Whilst the creation of an AI deity may seem bizarre to many, the ethical issue regarding robots with intelligence indistinguishable from that of humans is something we’re likely to encounter in the not too distant future. However, if androids develop free thought and are able to communicate and reason, there’ll inevitably come a point where we have to question what it is that makes us human and them robots.

The Sikh concept of existence is based on the notion of a soul. Sikhs, as well as Hindus and Jains, believe that the soul has to go through a cycle of 8.4 million lives before it reaches the last and most precious one in that cycle, the human life. This idea of reincarnation includes any creatures that can be described as living and capable of free movement. As humans, we may find it challenging to include AI within that realm of existence, or believe that robots could have souls. But if we can create machines which come close to replicating humans, then theologically could it not be possible for them to have a soul and simply be another life in that cycle?

The Fifth Guru said that:

“The soul wanders in many births through doubt, but it remains the same and does not come to dwell in peace.”
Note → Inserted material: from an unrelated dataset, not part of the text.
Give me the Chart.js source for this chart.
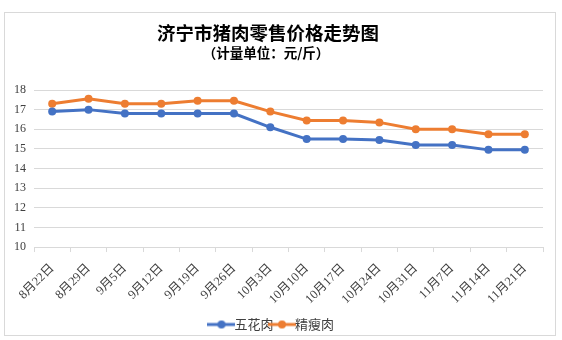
<!DOCTYPE html>
<html>
<head>
<meta charset="utf-8">
<script src="https://cdn.jsdelivr.net/npm/chart.js@4"></script>
<style>
  body { margin: 0; background: #fff; }
  #box { position: absolute; left: 4px; top: 12px; width: 550px; height: 322px; border: 1px solid #d9d9d9; }
  #wrap { position: absolute; left: 5px; top: 13px; width: 550px; height: 328px; }
</style>
</head>
<body>
<div id="box"></div>
<div id="wrap"><canvas id="priceChart"></canvas></div>
<script>
// 日期（横轴）
const dates = ['8月22日', '8月29日', '9月5日', '9月12日', '9月19日', '9月26日', '10月3日',
  '10月10日', '10月17日', '10月24日', '10月31日', '11月7日', '11月14日', '11月21日'];

// 五花肉价格
const wuhuarou = [16.9, 17.0, 16.8, 16.8, 16.8, 16.8, 16.1, 15.5, 15.5, 15.45, 15.2, 15.2, 14.95, 14.95];

// 精瘦肉价格
const jingshourou = [17.3, 17.55, 17.3, 17.3, 17.45, 17.45, 16.9, 16.45, 16.45, 16.35, 16.0, 16.0, 15.75, 15.75];

const yMin = 10;
const yMax = 18;

const chartTitle = '济宁市猪肉零售价格走势图';
const chartSubtitle = '（计量单位：元/斤）';

const blue = '#4472c4';
const orange = '#ed7d31';

const serif = '"Liberation Serif", "Noto Sans CJK SC", serif';
const cjk = '"Noto Sans CJK SC", sans-serif';

// 图例标记：线 + 圆点
function legendMark(color) {
    const c = document.createElement('canvas');
    c.width = 28;
    c.height = 10;
    const ctx = c.getContext('2d');
    ctx.strokeStyle = color;
    ctx.lineWidth = 3;
    ctx.beginPath();
    ctx.moveTo(0, 5);
    ctx.lineTo(28, 5);
    ctx.stroke();
    ctx.fillStyle = color;
    ctx.beginPath();
    ctx.arc(14, 5, 4, 0, Math.PI * 2);
    ctx.fill();
    return c;
}

// 标题略偏左，和原图一致
const titlePlugin = {
    id: 'titleText',
    afterDraw(chart) {
        const ctx = chart.ctx;
        const cx = chart.width / 2 - 12;
        ctx.save();
        ctx.fillStyle = '#000';
        ctx.textAlign = 'center';
        ctx.textBaseline = 'middle';
        ctx.font = 'bold 18.5px ' + cjk;
        ctx.fillText(chartTitle, cx, 20);
        ctx.font = 'bold 13.5px ' + cjk;
        ctx.fillText(chartSubtitle, cx - 2, 40);
        ctx.restore();
    }
};

new Chart(document.getElementById('priceChart'), {
    type: 'line',
    data: {
        labels: dates,
        datasets: [
            {
                label: '五花肉',
                data: wuhuarou,
                borderColor: blue,
                backgroundColor: blue,
                borderWidth: 3,
                pointRadius: 4,
                pointBackgroundColor: blue,
                pointBorderWidth: 0,
                tension: 0
            },
            {
                label: '精瘦肉',
                data: jingshourou,
                borderColor: orange,
                backgroundColor: orange,
                borderWidth: 3,
                pointRadius: 4,
                pointBackgroundColor: orange,
                pointBorderWidth: 0,
                tension: 0
            }
        ]
    },
    options: {
        responsive: true,
        maintainAspectRatio: false,
        animation: false,
        layout: { padding: { left: 1, right: 12, top: 77, bottom: 0 } },
        scales: {
            x: {
                offset: true,
                grid: {
                    offset: true,
                    drawOnChartArea: false,
                    drawTicks: true,
                    tickLength: 5,
                    color: '#d9d9d9'
                },
                border: { color: '#d9d9d9' },
                ticks: {
                    minRotation: 45,
                    maxRotation: 45,
                    autoSkip: false,
                    padding: 9,
                    color: '#404040',
                    font: { family: serif, size: 12.5 }
                }
            },
            y: {
                min: yMin,
                max: yMax,
                grid: { color: '#d9d9d9', drawTicks: false },
                border: { display: false },
                ticks: {
                    stepSize: 1,
                    padding: 8,
                    color: '#404040',
                    font: { family: serif, size: 12 }
                }
            }
        },
        plugins: {
            title: { display: false },
            legend: {
                position: 'bottom',
                labels: {
                    usePointStyle: true,
                    generateLabels: function(chart) {
                        return chart.data.datasets.map((ds, i) => ({
                            text: ds.label,
                            pointStyle: legendMark(ds.borderColor),
                            fillStyle: ds.borderColor,
                            strokeStyle: ds.borderColor,
                            lineWidth: 0,
                            datasetIndex: i,
                            fontColor: '#404040'
                        }));
                    },
                    color: '#404040',
                    boxWidth: 28,
                    padding: 2,
                    font: { family: cjk, size: 13 }
                }
            },
            tooltip: { enabled: false }
        }
    },
    plugins: [titlePlugin]
});
</script>
</body>
</html>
Perhaps when Philip K Dick asked “Do androids dream of electric sheep?”, he should have added “Do robots pray to a Creator before bedtime?”
But exactly what consciousness is remains a mystery. That’s why many experts in AI believe that consciousness will never be recreated in a machine. That’s not to say that robots won’t play an important role in the future of humankind.

The original Bladerunner film highlights an interesting dilemma when the former police officer Deckard has to decide whether a replicant should be ‘retired’ and switched off, or allowed to live anonymously amongst humans.

The coming years are likely to be fraught with ethical arguments about the rights of robots and our responsibilities towards them, and we should be prepared to consider such issues very carefully.